Integrations and data: where fulfilment becomes scalable
A 3PL relationship stays healthy when data flows cleanly. Your store creates orders, your 3PL receives them, shipments go out with tracking, inventory updates come back, and everyone sees the same truth.
Integration questions worth asking include:
- Do they support your ecommerce platform natively, or through a connector?
- How are orders routed when you sell on multiple channels?
- What is the inventory update frequency?
- Can you set rules for split shipments, backorders, or pre-orders?
- What happens when an order is flagged for address validation or fraud review?
The goal is not “lots of integrations”. The goal is low-friction operations with clear exceptions. When something unusual happens, your team should know quickly, with a path to resolution.
Onboarding with a 3PL: what to expect
Onboarding is a project. Treat it like one.
The fastest transitions happen when both sides agree what “ready” looks like: SKUs labelled correctly, cartons packed to spec, platform connected, shipping methods mapped, packaging decided, and customer service playbooks agreed.
A typical onboarding flow includes three practical stages: (1) operational design, (2) system setup and testing, (3) inbound and go-live with a controlled ramp.
If you need a starting point for conversations and terminology, a provider website like 3PLWOW can be handy to sense-check the steps you should see in a professional onboarding process.
A small but meaningful detail: ask how they handle your first week of live orders. The best plans include deliberate monitoring, not wishful thinking.
Service quality and risk: the unglamorous part that protects your brand
A 3PL is an extension of your brand, even if the customer never hears their name. When fulfilment slips, your reviews absorb the impact.
Quality tends to come down to process maturity and communication habits. Look for evidence of:
- clear cut-off times and dispatch commitments
- documented pick accuracy controls
- a method for counting and reconciling inventory
- escalation paths when things go wrong
- incident handling for lost parcels, damaged stock, or carrier disruptions
Risk is also commercial. Read contract terms carefully: minimums, rate reviews, peak season definitions, storage commitments, and exit clauses. Flexibility matters, yet clarity matters more.
If you are shipping regulated goods (cosmetics, supplements, batteries, alcohol), add compliance checks early.
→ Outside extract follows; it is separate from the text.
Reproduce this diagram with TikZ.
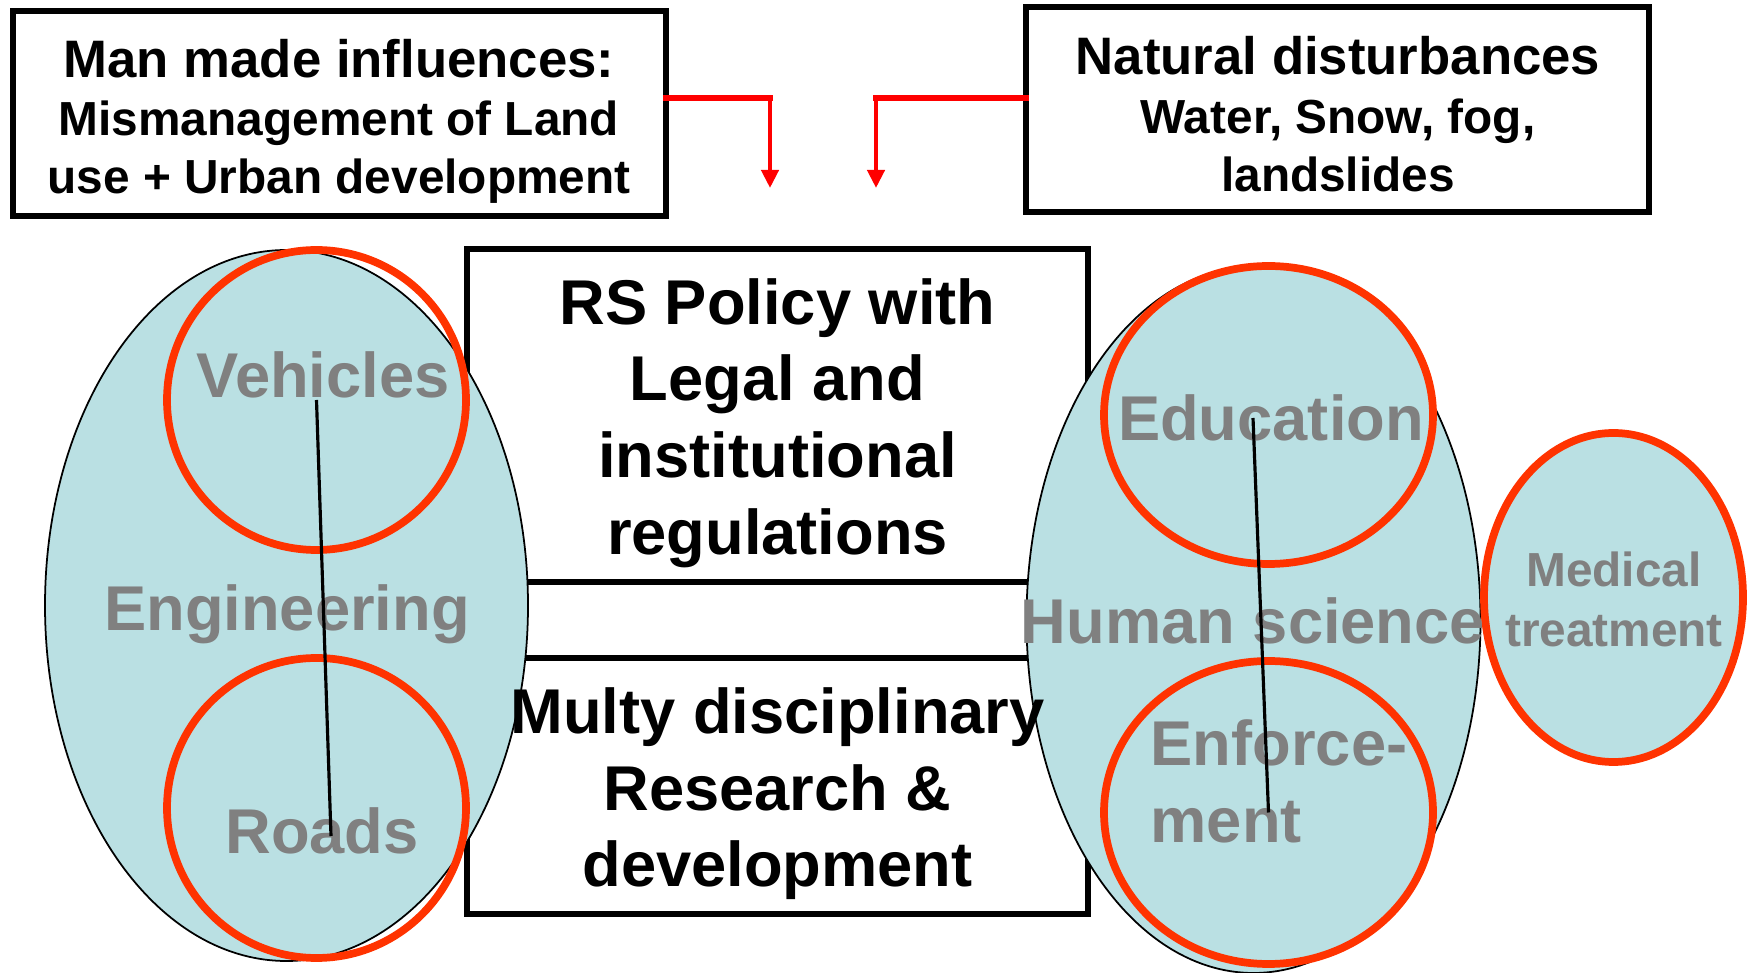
\documentclass[tikz,border=0pt]{standalone}
\usepackage{fontspec}
\setmainfont{Liberation Sans}
\usetikzlibrary{shapes.geometric, arrows.meta}

\definecolor{paleBlue}{RGB}{186,224,227}
\definecolor{ringRed}{RGB}{255,51,0}
\definecolor{labelGray}{RGB}{128,128,128}

\begin{document}
\begin{tikzpicture}[x=0.1mm, y=-0.1mm,
    frame/.style={draw=black, line width=1.5pt, inner sep=0pt, outer sep=0pt},
    field/.style={ellipse, draw=black, line width=0.5pt, fill=paleBlue, inner sep=0pt, outer sep=0pt},
    ring/.style={ellipse, draw=ringRed, line width=2.2pt, inner sep=0pt, outer sep=0pt},
    bigText/.style={font=\bfseries\fontsize{18}{21.8}\selectfont, align=center, inner sep=0pt},
    grayText/.style={bigText, text=labelGray},
    smallText/.style={font=\bfseries\fontsize{13.6}{16.6}\selectfont, align=center, inner sep=0pt},
    feed/.style={red, line width=1.7pt, line cap=rect},
    feedArrow/.style={red, line width=1.2pt, -{Triangle[length=1.8mm, width=1.7mm]}}]

  \useasboundingbox (0,0) rectangle (1748,973);

  \node[frame, minimum width=65.3mm, minimum height=20.5mm] (manBox) at (339.5,113.5) {};
  \node[frame, minimum width=62.3mm, minimum height=20.5mm] (natBox) at (1337.5,109.5) {};
  \node[frame, minimum width=62.1mm, minimum height=33.3mm] (policyBox) at (777.5,415.5) {};
  \node[frame, minimum width=62.1mm, minimum height=25.6mm] (researchBox) at (777.5,786) {};

  \node[field, minimum width=48.3mm, minimum height=71.1mm] (engField) at (286.5,605.5) {};
  \node[field, minimum width=45.4mm, minimum height=70.6mm] (humField) at (1253.5,620) {};

  \node[ring, minimum width=29.9mm, minimum height=30mm] (vehRing) at (316.5,400) {};
  \node[ring, minimum width=29.9mm, minimum height=30mm] (roadRing) at (316.5,808) {};
  \node[ring, fill=paleBlue, minimum width=32.9mm, minimum height=29.8mm] (eduRing) at (1268.5,415) {};
  \node[ring, fill=paleBlue, minimum width=32.9mm, minimum height=30.3mm] (enfRing) at (1268.5,812.5) {};
  \node[ring, fill=paleBlue, minimum width=25.9mm, minimum height=32.9mm] (medRing) at (1613.5,597.5) {};

  \node[grayText, anchor=base] (vehLabel) at (323,398) {Vehicles};
  \node[grayText, anchor=base] (engLabel) at (287,631) {Engineering};
  \node[grayText, anchor=base] (roadLabel) at (322,854) {Roads};
  \node[grayText, anchor=base] (eduLabel) at (1271,441) {Education};
  \node[grayText, anchor=base] (humLabel) at (1253,644) {Human science};
  \node[grayText, align=left, anchor=west] (enfLabel) at (1150,781.5) {Enforce-\\ment};
  \node[grayText, font=\bfseries\fontsize{13.6}{17}\selectfont] (medLabel) at (1614,599.6) {Medical\\treatment};

  \coordinate (engFoot) at (331,836);
  \coordinate (humHead) at (1253,418);
  \draw[line width=0.9pt] (vehRing.center) -- (engFoot);
  \draw[line width=0.9pt] (humHead) -- (enfRing.center);

  \node[bigText] (policyText) at (777.5,423) {RS Policy with\\Legal and\\institutional\\regulations};
  \node[bigText] (researchText) at (777.5,794) {Multy disciplinary\\Research \&\\development};
  \node[smallText] (manText) at (339,121.3)
    {{\fontsize{15}{16.6}\selectfont Man made influences:}\\Mismanagement of Land\\use + Urban development};
  \node[smallText] (natText) at (1338,114.2)
    {{\fontsize{15}{16.6}\selectfont Natural disturbances}\\Water, Snow, fog,\\landslides};

  \coordinate (bendL) at (770,98);
  \coordinate (tipL) at (770,188);
  \coordinate (bendR) at (876,98);
  \coordinate (tipR) at (876,188);
  \draw[feed] (manBox.east |- bendL) -- (bendL);
  \draw[feedArrow] (bendL) -- (tipL);
  \draw[feed] (natBox.west |- bendR) -- (bendR);
  \draw[feedArrow] (bendR) -- (tipR);

\end{tikzpicture}
\end{document}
A 3PL can be excellent operationally and still be a mismatch for your category.
Choosing a 3PL partner with confidence
Selection goes better when you decide what matters most to your customers, then work backwards to operational requirements. Speed is compelling, yet accuracy and reliability keep support tickets down and repeat purchase rates healthy.
A simple evaluation sequence that keeps teams aligned is:
- Define success metrics (dispatch SLA, pick accuracy, returns turnaround, inventory accuracy)
- Stress-test with your real order data and peak assumptions
- Visit or video-walk the facility and ask to see live processes
- Start with a controlled go-live plan and measurable checkpoints
The strongest 3PL relationships are built on shared standards, transparent data, and steady improvement. When that foundation is in place, ecommerce growth feels lighter: you can add SKUs, test new channels, and run promotions knowing the operational engine is built to carry the load.